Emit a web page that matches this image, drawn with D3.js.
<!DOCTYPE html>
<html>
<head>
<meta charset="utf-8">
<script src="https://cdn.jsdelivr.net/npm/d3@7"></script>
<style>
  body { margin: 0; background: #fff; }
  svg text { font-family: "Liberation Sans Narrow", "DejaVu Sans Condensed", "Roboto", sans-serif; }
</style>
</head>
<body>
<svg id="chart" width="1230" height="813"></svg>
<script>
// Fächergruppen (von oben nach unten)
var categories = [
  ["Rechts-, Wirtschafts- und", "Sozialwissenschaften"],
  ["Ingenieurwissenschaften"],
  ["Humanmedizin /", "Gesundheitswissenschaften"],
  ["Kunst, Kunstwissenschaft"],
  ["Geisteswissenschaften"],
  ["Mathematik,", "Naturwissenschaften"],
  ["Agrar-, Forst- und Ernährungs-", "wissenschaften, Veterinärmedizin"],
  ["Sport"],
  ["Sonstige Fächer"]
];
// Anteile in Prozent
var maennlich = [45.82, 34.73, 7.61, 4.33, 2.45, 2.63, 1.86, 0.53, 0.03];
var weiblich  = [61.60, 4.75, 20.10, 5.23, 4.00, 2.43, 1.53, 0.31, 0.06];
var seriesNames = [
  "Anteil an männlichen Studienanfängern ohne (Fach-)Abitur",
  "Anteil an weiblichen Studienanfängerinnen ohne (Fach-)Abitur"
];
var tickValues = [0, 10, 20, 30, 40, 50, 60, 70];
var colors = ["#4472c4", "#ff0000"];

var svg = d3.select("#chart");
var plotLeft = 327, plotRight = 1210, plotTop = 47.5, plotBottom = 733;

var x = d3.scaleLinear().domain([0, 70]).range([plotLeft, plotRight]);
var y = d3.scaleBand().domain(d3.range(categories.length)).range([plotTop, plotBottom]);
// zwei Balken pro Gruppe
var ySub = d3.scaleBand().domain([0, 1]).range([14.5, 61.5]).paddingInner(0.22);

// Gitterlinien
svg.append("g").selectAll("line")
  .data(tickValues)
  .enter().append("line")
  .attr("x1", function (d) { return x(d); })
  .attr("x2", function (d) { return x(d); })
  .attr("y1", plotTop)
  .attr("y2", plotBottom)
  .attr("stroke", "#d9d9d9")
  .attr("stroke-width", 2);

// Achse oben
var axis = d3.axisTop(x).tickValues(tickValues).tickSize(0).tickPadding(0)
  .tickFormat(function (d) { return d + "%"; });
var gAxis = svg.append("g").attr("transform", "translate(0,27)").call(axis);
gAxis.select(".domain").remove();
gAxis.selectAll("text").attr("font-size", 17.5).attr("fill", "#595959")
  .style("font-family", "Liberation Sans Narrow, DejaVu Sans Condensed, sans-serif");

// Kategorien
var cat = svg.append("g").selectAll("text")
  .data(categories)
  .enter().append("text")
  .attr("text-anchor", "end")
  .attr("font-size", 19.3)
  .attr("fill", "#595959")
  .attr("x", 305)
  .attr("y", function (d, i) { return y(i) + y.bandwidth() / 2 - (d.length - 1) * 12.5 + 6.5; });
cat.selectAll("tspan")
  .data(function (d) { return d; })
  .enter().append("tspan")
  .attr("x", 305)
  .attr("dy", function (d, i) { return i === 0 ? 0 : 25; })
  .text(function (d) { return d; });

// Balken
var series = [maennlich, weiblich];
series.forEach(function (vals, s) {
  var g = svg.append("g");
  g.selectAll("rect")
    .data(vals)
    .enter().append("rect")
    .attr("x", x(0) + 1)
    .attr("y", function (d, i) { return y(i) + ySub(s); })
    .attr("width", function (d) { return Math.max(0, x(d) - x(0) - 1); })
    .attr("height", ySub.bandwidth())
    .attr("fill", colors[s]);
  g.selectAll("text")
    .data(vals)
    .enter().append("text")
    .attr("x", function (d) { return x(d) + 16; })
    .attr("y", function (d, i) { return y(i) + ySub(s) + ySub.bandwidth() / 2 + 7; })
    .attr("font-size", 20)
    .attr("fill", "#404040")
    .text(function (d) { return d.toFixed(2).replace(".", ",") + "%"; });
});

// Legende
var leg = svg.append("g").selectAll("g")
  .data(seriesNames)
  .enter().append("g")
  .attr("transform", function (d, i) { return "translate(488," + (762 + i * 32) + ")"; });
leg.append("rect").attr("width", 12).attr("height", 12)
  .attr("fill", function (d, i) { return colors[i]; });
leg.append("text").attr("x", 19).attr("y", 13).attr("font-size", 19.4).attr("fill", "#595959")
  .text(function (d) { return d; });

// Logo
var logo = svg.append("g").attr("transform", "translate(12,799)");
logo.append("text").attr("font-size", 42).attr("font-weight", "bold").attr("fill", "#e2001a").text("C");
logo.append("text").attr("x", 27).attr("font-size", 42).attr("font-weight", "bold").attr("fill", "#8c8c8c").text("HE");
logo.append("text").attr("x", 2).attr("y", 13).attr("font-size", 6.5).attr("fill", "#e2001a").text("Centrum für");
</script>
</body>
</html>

——

EXERCISE
Your task is to print the whole listing again exactly.

SOLUTION TO THE PROBLEM
Emit a web page that matches this image, drawn with D3.js.
<!DOCTYPE html>
<html>
<head>
<meta charset="utf-8">
<script src="https://cdn.jsdelivr.net/npm/d3@7"></script>
<style>
  body { margin: 0; background: #fff; }
  svg text { font-family: "Liberation Sans Narrow", "DejaVu Sans Condensed", "Roboto", sans-serif; }
</style>
</head>
<body>
<svg id="chart" width="1230" height="813"></svg>
<script>
// Fächergruppen (von oben nach unten)
var categories = [
  ["Rechts-, Wirtschafts- und", "Sozialwissenschaften"],
  ["Ingenieurwissenschaften"],
  ["Humanmedizin /", "Gesundheitswissenschaften"],
  ["Kunst, Kunstwissenschaft"],
  ["Geisteswissenschaften"],
  ["Mathematik,", "Naturwissenschaften"],
  ["Agrar-, Forst- und Ernährungs-", "wissenschaften, Veterinärmedizin"],
  ["Sport"],
  ["Sonstige Fächer"]
];
// Anteile in Prozent
var maennlich = [45.82, 34.73, 7.61, 4.33, 2.45, 2.63, 1.86, 0.53, 0.03];
var weiblich  = [61.60, 4.75, 20.10, 5.23, 4.00, 2.43, 1.53, 0.31, 0.06];
var seriesNames = [
  "Anteil an männlichen Studienanfängern ohne (Fach-)Abitur",
  "Anteil an weiblichen Studienanfängerinnen ohne (Fach-)Abitur"
];
var tickValues = [0, 10, 20, 30, 40, 50, 60, 70];
var colors = ["#4472c4", "#ff0000"];

var svg = d3.select("#chart");
var plotLeft = 327, plotRight = 1210, plotTop = 47.5, plotBottom = 733;

var x = d3.scaleLinear().domain([0, 70]).range([plotLeft, plotRight]);
var y = d3.scaleBand().domain(d3.range(categories.length)).range([plotTop, plotBottom]);
// zwei Balken pro Gruppe
var ySub = d3.scaleBand().domain([0, 1]).range([14.5, 61.5]).paddingInner(0.22);

// Gitterlinien
svg.append("g").selectAll("line")
  .data(tickValues)
  .enter().append("line")
  .attr("x1", function (d) { return x(d); })
  .attr("x2", function (d) { return x(d); })
  .attr("y1", plotTop)
  .attr("y2", plotBottom)
  .attr("stroke", "#d9d9d9")
  .attr("stroke-width", 2);

// Achse oben
var axis = d3.axisTop(x).tickValues(tickValues).tickSize(0).tickPadding(0)
  .tickFormat(function (d) { return d + "%"; });
var gAxis = svg.append("g").attr("transform", "translate(0,27)").call(axis);
gAxis.select(".domain").remove();
gAxis.selectAll("text").attr("font-size", 17.5).attr("fill", "#595959")
  .style("font-family", "Liberation Sans Narrow, DejaVu Sans Condensed, sans-serif");

// Kategorien
var cat = svg.append("g").selectAll("text")
  .data(categories)
  .enter().append("text")
  .attr("text-anchor", "end")
  .attr("font-size", 19.3)
  .attr("fill", "#595959")
  .attr("x", 305)
  .attr("y", function (d, i) { return y(i) + y.bandwidth() / 2 - (d.length - 1) * 12.5 + 6.5; });
cat.selectAll("tspan")
  .data(function (d) { return d; })
  .enter().append("tspan")
  .attr("x", 305)
  .attr("dy", function (d, i) { return i === 0 ? 0 : 25; })
  .text(function (d) { return d; });

// Balken
var series = [maennlich, weiblich];
series.forEach(function (vals, s) {
  var g = svg.append("g");
  g.selectAll("rect")
    .data(vals)
    .enter().append("rect")
    .attr("x", x(0) + 1)
    .attr("y", function (d, i) { return y(i) + ySub(s); })
    .attr("width", function (d) { return Math.max(0, x(d) - x(0) - 1); })
    .attr("height", ySub.bandwidth())
    .attr("fill", colors[s]);
  g.selectAll("text")
    .data(vals)
    .enter().append("text")
    .attr("x", function (d) { return x(d) + 16; })
    .attr("y", function (d, i) { return y(i) + ySub(s) + ySub.bandwidth() / 2 + 7; })
    .attr("font-size", 20)
    .attr("fill", "#404040")
    .text(function (d) { return d.toFixed(2).replace(".", ",") + "%"; });
});

// Legende
var leg = svg.append("g").selectAll("g")
  .data(seriesNames)
  .enter().append("g")
  .attr("transform", function (d, i) { return "translate(488," + (762 + i * 32) + ")"; });
leg.append("rect").attr("width", 12).attr("height", 12)
  .attr("fill", function (d, i) { return colors[i]; });
leg.append("text").attr("x", 19).attr("y", 13).attr("font-size", 19.4).attr("fill", "#595959")
  .text(function (d) { return d; });

// Logo
var logo = svg.append("g").attr("transform", "translate(12,799)");
logo.append("text").attr("font-size", 42).attr("font-weight", "bold").attr("fill", "#e2001a").text("C");
logo.append("text").attr("x", 27).attr("font-size", 42).attr("font-weight", "bold").attr("fill", "#8c8c8c").text("HE");
logo.append("text").attr("x", 2).attr("y", 13).attr("font-size", 6.5).attr("fill", "#e2001a").text("Centrum für");
</script>
</body>
</html>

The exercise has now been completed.